3. Da progressão da Autonomia
3. Da progressão da Autonomia
Apesar de todos os progressos, a autonomia ainda possui uma considerável margem de progressão. A aferição do seu êxito mede-se pelo grau de união dos açorianos. A construção da unidade exige, entretanto, que os autonomistas, fundamentalmente os políticos autonomistas, façam do seu discurso um compromisso com os Açores, nunca um veículo de ideários e de estratégias nacionais. A obtenção da unidade sucede quando o entendimento entre açorianos superar as nossas diferenças de opinião, fruto da livre expressão das sensibilidades.
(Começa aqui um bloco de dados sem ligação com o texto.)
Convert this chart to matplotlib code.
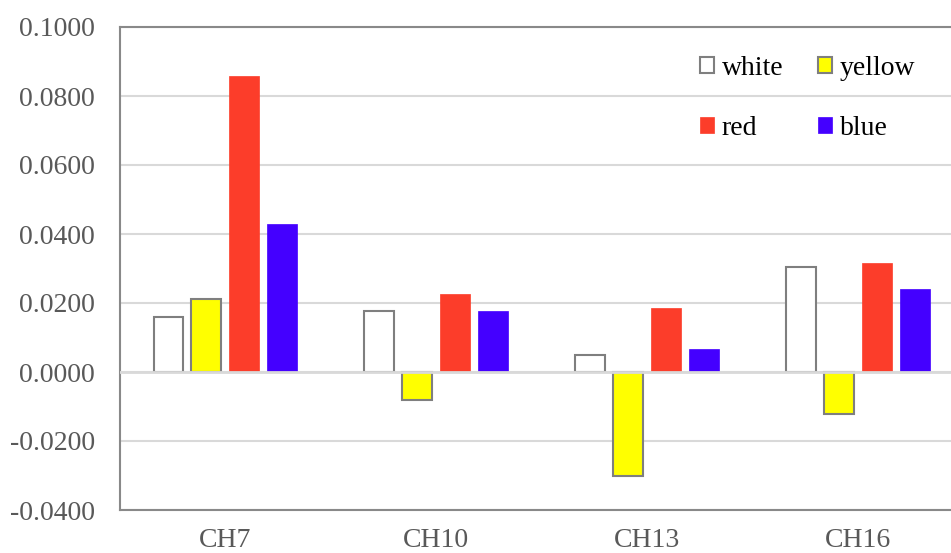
import matplotlib
matplotlib.use("Agg")
import matplotlib.pyplot as plt
import numpy as np

categories = ["CH7", "CH10", "CH13", "CH16"]
series_names = ["white", "yellow", "red", "blue"]
white = [0.0159, 0.0177, 0.0049, 0.0304]
yellow = [0.0212, -0.0081, -0.0301, -0.0122]
red = [0.0858, 0.0226, 0.0186, 0.0316]
blue = [0.0429, 0.0177, 0.0067, 0.0241]
yticks = [-0.04, -0.02, 0.0, 0.02, 0.04, 0.06, 0.08, 0.10]

values = [white, yellow, red, blue]
faces = ["#FFFFFF", "#FFFF00", "#FC3D2A", "#4400FF"]
edges = ["#7F7F7F", "#7F7F7F", "#FC3D2A", "#4400FF"]
lws = [1.5, 1.5, 0.5, 0.5]

plt.rcParams['font.family'] = ['Liberation Serif', 'DejaVu Serif']

fig = plt.figure(figsize=(9.51, 5.53), dpi=100)
ax = fig.add_axes([120/951, 1-510/553, 1-120/951, (510-27)/553])

x = np.arange(len(categories))
width = 0.142
step = 0.18
offsets = (np.arange(4) - 1.5) * step
handles = []
for i in range(4):
    b = ax.bar(x + offsets[i], values[i], width=width, color=faces[i],
               edgecolor=edges[i], linewidth=lws[i], label=series_names[i], zorder=3)
    handles.append(b)

ax.axhline(0, color="#D9D9D9", linewidth=2, zorder=4)

ax.set_xlim(-0.5, (951-225.5)/210.8)
ax.set_ylim(-0.04, 0.10)
ax.set_yticks(yticks)
ax.set_yticklabels([f"{v:.4f}" for v in yticks])
ax.set_xticks(x)
ax.set_xticklabels(categories)
ax.tick_params(axis='both', length=0, labelsize=20, labelcolor="#595959")
ax.tick_params(axis='y', pad=18)
ax.tick_params(axis='x', pad=13)
ax.yaxis.grid(True, color="#D9D9D9", linewidth=1.5, zorder=0)
ax.set_axisbelow(True)
for s in ["left", "bottom", "top"]:
    ax.spines[s].set_color("#898989")
    ax.spines[s].set_linewidth(1.5)
ax.spines["right"].set_visible(False)

order = [0, 2, 1, 3]
leg = ax.legend([handles[i] for i in order], [series_names[i] for i in order],
                ncol=2, loc="upper left", bbox_to_anchor=(700/951, 1-56/553),
                bbox_transform=fig.transFigure, frameon=False, fontsize=20,
                handlelength=0.52, handleheight=0.52, handletextpad=0.26,
                columnspacing=1.25, labelspacing=1.25, borderpad=0, borderaxespad=0)
for t in leg.get_texts():
    t.set_color("black")

fig.savefig("out.png", dpi=100)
Embora muito determinada pelo calendário eleitoral, a recente aprovação, por duas vezes e por unanimidade, nas Assembleias dos Açores e da República da proposta de Estatuto Político-Administrativo dos Açores, agora vetada pelo Presidente da República, sempre constitui um bom indício. Ao invés, ainda hoje, a extrema dependência dos líderes e das estruturas partidárias regionais da macrocefalia lisboeta constitui o pior dos sinais. O autêntico triunfo da Autonomia demanda, entretanto, que ela seja sempre evolutiva. O autêntico triunfo da Autonomia demanda, por isso, que ela dependa da vontade do povo açoriano. Só quando tal efectivamente suceder se poderá proclamar a obtenção da máxima Autonomia. Porém, no avanço da Autonomia, a familiarização das populações com os símbolos regionais constitui uma indispensabilidade. Daí um louvor à distribuição por todos os lares dos Açores do denominado “kit autonómico”, uma acção apenas ensombrada pela escolha do pior dos “timings”, isto é, precisamente nas vésperas da última refrega eleitoral. No entanto, de maior significado, seria o desenvolvimento de uma pedagogia autonómica, a adoptar pelo sistema de ensino, do pré-primário ao secundário, que melhor familiarizasse a juventude com os temas e os problemas açorianos. Desta forma, talvez se constituísse uma opinião popular em prol da Autonomia, à data inexistente, apesar das vantagens de mais de 30 anos de governação autonómica, comparativamente a todas as antepostas modalidades de mando.
4. Da indispensabilidade do trabalho da teoria
4. Da indispensabilidade do trabalho da teoria
Quer isto tudo significar que é preciso cuidar da Autonomia! Por outras palavras, é preciso discutir a Autonomia! É uma tarefa urgente sobretudo na conjuntura actual, quando mais de metade dos açorianos se exime à participação eleitoral. E, se os políticos se dissipam por entre o imediatismo do quotidiano, compete aos intelectuais a condução do debate, mesmo que cause incómodos, e causa sempre, pelo menos aos donos de todos os poderes, sejam eles políticos, económicos ou inclusivamente académicos. Neste caso, à Universidade cabe a maior responsabilidade, porque é fruto da conjuntura de institucionalização da Autonomia, porque também dispõe da possibilidade do uso da interdisciplinaridade, requerido pela complexidade da matéria. Na Universidade, os propósitos de promoção da universalidade não justificam a análise insuficiente do local e do regional, que nos são mais próprios. Aliás, a nossa obrigação é a da universalização do saber, mesmo quando ele se reporta à dimensão de um qualquer lugar.O robustecimento da Autonomia exige, portanto, o trabalho da teoria, dada a insuficiência do progresso material, que contribui para a melhoria da existência dos povos. Em 1895, em 1928 e em 1974-76, o triunfo do ideal autonomista ocorreu em épocas de extrema fragilidade do Estado português. No crepúsculo da Monarquia e na agitação da República, os decretos de 2 de Março de 1985 e de 16 de Fevereiro de 1928 derivaram da acção tenaz de agitação e de propaganda, promovida por uma ilustre plêiade de açorianos dentro e fora do arquipélago. Em 1976, pelo contrário, a Autonomia foi uma dádiva do 25 de Abril. Por isso, carece de uma reflexão profunda e continuada para que se alicerce no fermento da açorianidade, sendo necessariamente a sua expressão política.